Do not repeat pictures. Repeat exactly the lines of the listing below from its first line through the line with "85000, 90000, 95000];".

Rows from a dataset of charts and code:
::::::::
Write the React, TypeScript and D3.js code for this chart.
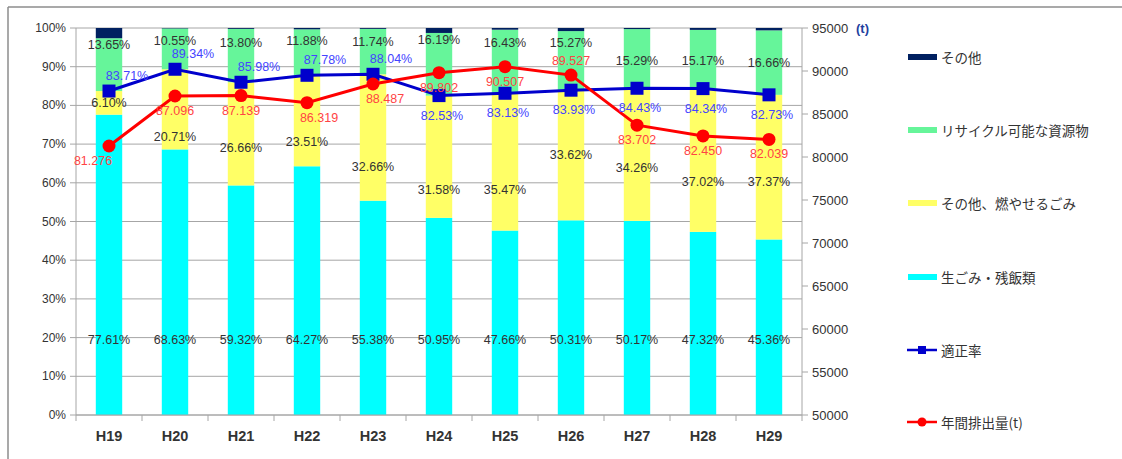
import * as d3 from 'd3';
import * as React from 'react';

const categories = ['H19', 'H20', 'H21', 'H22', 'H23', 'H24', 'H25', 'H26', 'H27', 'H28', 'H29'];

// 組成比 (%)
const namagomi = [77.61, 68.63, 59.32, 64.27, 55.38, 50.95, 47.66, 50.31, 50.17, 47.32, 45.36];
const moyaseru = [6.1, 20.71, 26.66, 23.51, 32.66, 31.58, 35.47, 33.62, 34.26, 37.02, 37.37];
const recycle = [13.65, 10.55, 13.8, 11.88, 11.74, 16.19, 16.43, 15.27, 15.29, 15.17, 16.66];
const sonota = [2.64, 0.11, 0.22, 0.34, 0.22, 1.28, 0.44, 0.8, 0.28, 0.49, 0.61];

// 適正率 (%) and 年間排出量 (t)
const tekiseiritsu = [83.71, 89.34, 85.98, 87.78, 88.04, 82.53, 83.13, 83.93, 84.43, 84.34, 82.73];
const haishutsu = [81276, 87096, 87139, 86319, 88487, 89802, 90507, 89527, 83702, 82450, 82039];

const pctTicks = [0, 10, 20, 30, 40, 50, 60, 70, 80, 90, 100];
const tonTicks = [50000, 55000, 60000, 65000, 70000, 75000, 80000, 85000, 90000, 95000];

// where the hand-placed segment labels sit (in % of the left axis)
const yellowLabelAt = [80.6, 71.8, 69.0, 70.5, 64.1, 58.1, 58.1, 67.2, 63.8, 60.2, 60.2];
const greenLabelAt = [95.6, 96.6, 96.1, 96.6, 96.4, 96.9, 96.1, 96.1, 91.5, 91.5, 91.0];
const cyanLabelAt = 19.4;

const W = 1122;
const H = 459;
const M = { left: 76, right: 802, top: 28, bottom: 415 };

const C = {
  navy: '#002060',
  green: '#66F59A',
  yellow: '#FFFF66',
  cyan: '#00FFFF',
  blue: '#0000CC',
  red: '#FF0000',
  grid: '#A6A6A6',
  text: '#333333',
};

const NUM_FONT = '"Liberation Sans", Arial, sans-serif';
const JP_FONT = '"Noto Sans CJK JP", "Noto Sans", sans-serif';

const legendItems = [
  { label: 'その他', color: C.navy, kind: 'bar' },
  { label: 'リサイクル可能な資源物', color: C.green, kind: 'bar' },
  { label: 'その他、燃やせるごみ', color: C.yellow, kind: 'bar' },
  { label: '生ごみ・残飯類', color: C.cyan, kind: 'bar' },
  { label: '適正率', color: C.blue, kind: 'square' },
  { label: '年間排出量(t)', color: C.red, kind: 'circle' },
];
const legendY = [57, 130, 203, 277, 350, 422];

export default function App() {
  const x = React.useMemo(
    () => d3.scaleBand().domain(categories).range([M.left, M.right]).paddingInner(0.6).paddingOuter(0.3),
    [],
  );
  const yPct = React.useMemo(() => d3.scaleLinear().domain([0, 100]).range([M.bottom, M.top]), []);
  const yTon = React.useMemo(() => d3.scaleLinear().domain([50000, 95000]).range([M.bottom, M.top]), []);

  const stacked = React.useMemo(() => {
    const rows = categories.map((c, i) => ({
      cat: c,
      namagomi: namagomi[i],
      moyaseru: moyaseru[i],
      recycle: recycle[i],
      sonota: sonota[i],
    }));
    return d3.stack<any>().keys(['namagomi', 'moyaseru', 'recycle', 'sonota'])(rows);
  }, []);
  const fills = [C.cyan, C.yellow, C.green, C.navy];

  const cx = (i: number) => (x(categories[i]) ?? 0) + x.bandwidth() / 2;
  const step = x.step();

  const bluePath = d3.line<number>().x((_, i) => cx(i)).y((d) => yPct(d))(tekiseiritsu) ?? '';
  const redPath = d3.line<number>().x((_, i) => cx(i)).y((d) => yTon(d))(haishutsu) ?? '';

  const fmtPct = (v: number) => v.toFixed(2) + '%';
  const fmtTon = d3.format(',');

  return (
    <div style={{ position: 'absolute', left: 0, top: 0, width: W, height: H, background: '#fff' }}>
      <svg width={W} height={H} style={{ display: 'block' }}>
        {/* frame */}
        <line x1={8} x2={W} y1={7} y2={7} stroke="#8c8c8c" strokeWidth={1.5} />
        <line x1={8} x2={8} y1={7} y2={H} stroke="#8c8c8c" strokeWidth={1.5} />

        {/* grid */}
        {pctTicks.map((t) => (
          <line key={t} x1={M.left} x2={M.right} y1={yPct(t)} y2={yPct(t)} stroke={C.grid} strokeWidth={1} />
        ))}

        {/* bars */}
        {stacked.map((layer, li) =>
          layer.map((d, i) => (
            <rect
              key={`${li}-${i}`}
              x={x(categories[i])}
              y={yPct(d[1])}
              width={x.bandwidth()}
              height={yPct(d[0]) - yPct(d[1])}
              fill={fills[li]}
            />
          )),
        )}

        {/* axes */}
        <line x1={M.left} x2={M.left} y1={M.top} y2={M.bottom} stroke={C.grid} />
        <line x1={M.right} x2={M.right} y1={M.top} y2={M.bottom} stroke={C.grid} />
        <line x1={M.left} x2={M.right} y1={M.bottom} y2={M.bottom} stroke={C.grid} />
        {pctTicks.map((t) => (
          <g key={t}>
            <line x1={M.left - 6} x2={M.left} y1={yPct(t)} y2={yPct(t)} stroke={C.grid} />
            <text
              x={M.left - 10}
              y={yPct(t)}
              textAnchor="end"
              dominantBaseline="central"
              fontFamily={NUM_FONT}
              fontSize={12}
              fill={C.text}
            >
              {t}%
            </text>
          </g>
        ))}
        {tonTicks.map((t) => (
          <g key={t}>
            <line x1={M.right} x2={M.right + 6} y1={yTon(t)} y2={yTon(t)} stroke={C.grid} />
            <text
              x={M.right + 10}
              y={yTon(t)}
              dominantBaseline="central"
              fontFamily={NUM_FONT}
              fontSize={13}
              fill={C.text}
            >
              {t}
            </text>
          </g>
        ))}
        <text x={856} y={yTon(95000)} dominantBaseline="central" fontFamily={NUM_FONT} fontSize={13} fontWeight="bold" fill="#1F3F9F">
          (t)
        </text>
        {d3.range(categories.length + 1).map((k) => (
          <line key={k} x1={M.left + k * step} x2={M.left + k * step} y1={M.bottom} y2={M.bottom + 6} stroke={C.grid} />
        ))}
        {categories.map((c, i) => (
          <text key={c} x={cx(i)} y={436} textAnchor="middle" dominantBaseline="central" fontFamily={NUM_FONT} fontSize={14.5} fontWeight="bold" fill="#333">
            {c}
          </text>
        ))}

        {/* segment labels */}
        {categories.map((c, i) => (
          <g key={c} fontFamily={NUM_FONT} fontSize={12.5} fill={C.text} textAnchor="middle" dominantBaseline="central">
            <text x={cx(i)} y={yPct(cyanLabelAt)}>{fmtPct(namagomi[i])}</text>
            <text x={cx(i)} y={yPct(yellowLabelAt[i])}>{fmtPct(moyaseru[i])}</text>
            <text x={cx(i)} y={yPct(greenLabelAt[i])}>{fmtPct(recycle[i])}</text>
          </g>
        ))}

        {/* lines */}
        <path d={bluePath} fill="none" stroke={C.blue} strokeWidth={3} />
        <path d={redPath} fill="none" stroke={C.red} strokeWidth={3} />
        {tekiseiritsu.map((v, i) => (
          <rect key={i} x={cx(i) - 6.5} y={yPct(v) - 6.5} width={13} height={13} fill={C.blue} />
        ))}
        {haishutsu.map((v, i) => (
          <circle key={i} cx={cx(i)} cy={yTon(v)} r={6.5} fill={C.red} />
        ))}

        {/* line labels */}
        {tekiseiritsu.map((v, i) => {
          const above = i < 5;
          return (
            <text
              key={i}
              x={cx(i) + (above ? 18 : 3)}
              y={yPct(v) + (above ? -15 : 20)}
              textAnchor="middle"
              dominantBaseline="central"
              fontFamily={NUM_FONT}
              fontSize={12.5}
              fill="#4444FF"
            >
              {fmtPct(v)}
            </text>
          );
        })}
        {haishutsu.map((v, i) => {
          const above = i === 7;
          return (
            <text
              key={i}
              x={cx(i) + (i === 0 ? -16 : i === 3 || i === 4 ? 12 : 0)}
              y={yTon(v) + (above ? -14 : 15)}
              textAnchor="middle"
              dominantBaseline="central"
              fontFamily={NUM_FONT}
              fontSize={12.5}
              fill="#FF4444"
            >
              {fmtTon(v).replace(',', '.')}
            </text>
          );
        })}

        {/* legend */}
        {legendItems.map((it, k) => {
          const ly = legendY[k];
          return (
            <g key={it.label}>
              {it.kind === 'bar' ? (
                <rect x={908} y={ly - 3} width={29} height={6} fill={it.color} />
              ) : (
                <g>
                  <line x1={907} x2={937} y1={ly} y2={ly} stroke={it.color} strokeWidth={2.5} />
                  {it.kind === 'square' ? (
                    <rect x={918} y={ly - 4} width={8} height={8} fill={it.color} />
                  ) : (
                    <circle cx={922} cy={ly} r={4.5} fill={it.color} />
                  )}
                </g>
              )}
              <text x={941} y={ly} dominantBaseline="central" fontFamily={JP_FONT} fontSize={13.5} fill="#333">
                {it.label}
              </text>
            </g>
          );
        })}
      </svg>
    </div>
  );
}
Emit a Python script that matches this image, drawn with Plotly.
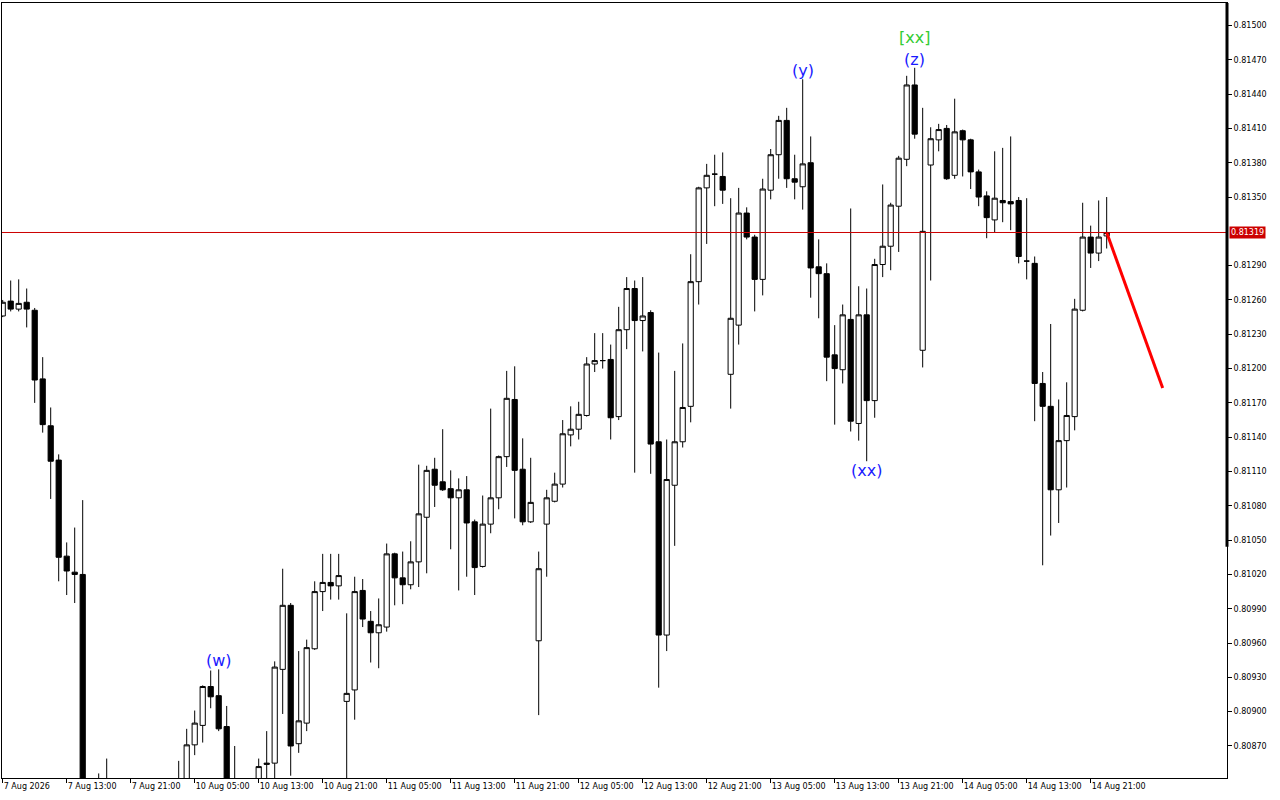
::::::::
◆ **Final result**
Write the React, TypeScript and D3.js code for this chart.
import * as d3 from 'd3';
import * as React from 'react';

const categories = ['H19', 'H20', 'H21', 'H22', 'H23', 'H24', 'H25', 'H26', 'H27', 'H28', 'H29'];

// 組成比 (%)
const namagomi = [77.61, 68.63, 59.32, 64.27, 55.38, 50.95, 47.66, 50.31, 50.17, 47.32, 45.36];
const moyaseru = [6.1, 20.71, 26.66, 23.51, 32.66, 31.58, 35.47, 33.62, 34.26, 37.02, 37.37];
const recycle = [13.65, 10.55, 13.8, 11.88, 11.74, 16.19, 16.43, 15.27, 15.29, 15.17, 16.66];
const sonota = [2.64, 0.11, 0.22, 0.34, 0.22, 1.28, 0.44, 0.8, 0.28, 0.49, 0.61];

// 適正率 (%) and 年間排出量 (t)
const tekiseiritsu = [83.71, 89.34, 85.98, 87.78, 88.04, 82.53, 83.13, 83.93, 84.43, 84.34, 82.73];
const haishutsu = [81276, 87096, 87139, 86319, 88487, 89802, 90507, 89527, 83702, 82450, 82039];

const pctTicks = [0, 10, 20, 30, 40, 50, 60, 70, 80, 90, 100];
const tonTicks = [50000, 55000, 60000, 65000, 70000, 75000, 80000, 85000, 90000, 95000];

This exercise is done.